Better roll them now before something else goes wrong
Bob Morgan and I were at our table in Borders from 7 PM to 9:15 PM. We were encouraged by the employee who told us this was already his store's third order of our books. I signed a couple of books, and Bob signed three or four. Some people talked to us for five minutes and walked away. Some goofy old codger talked to Bob about everything under the sun, including how he was turning 76 next week. And to think I feel old at 36. Anyway, after a steady stream for a very brief time, the well ran dry. We got hardly a look for the next 90 minutes, even though our table was right by the entrance.
Two things saved the evening. One was talking politics (for lack of a better word) with Bob. It is so refreshing to have a conversation with someone who perceives many things the way I do. We were practically finishing each other's sentences.

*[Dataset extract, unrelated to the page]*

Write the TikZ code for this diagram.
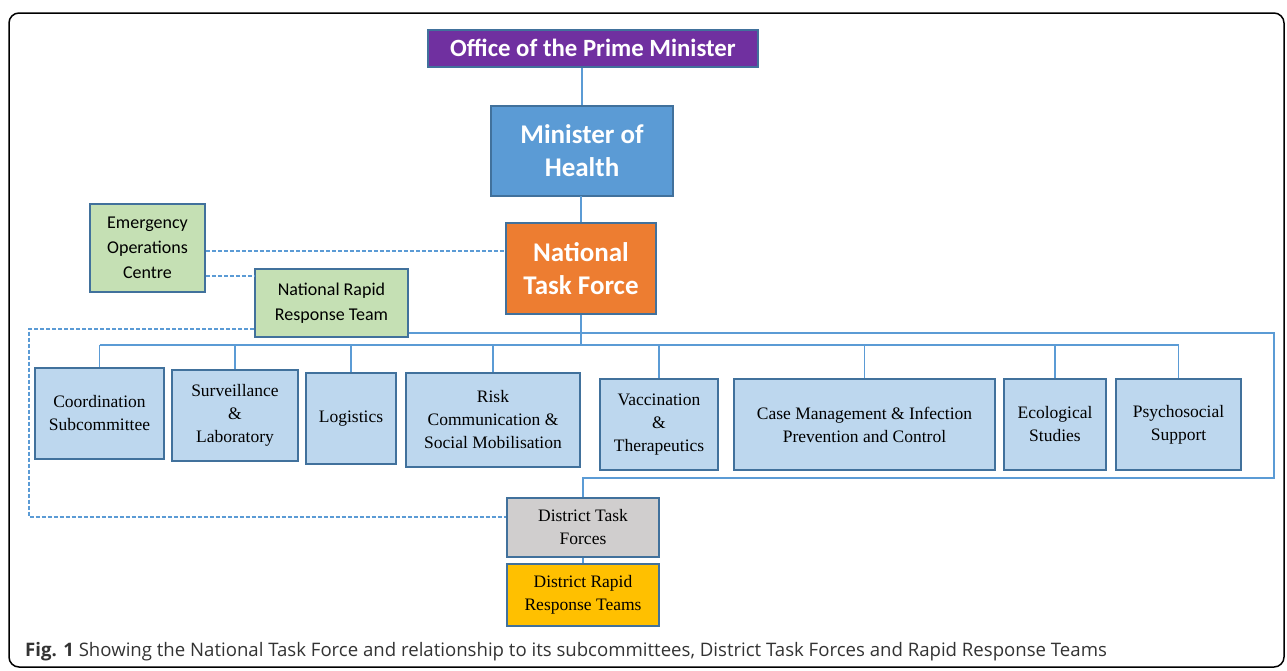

My favorite part was hearing how Bob stood up at a political rally against the estate tax when a politician claimed it had to be abolished to save the farms of the people in the audience. Bob asked, "How many people here intend to leave an estate worth more than $2 million?" No one answered, but the politician started to get mad. Bob said, "Then guess what? The estate tax doesn't affect any of you!" The politician continued on as if Bob never existed, but I hope some of the audience recognized this great myth being told about the estate tax: while Republicans claim that families are forced to sell their farms because of the estate tax, it just isn't so:
Despite oft-repeated claims that the estate tax has dire consequences for family farms and small businesses, there is in fact very little evidence that it has an outsize impact on these groups. Indeed, the American Farm Bureau Federation acknowledged to the New York Times that it could not cite a single example of a farm having to be sold to pay estate taxes.Earlier in the day we had discussed unsustainability and water issues in the West and the High Plains. Usually I'm either arguing or educating about such topics, so it was nice to hear some agreement for once. Now if only we could convince enough people to overthrow the current regime (just for starters).
The other thing that saved the night was the huge stack of books that the Borders guy had us sign. I read somewhere that authors should sign as many copies of their books as possible because once they are signed, they cannot be returned. If that is true, I effectively sold dozens of books at the Davenport Borders tonight. I had to laugh when the employee said he was going to put them on the Father's Day gift table. My father hasn't been on a bike in decades!
Total sales for the day: 17 copies sold personally, two copies sold at Borders. Considering that I sold 84% of those books before 8:15 AM, perhaps I should have rolled the credits then. It was a fun experience being a celebrity author for a day though, and at least the GITAP sales covered my motel, gas, car rental, meals, etc. I'm not getting rich, but I can live with breaking even.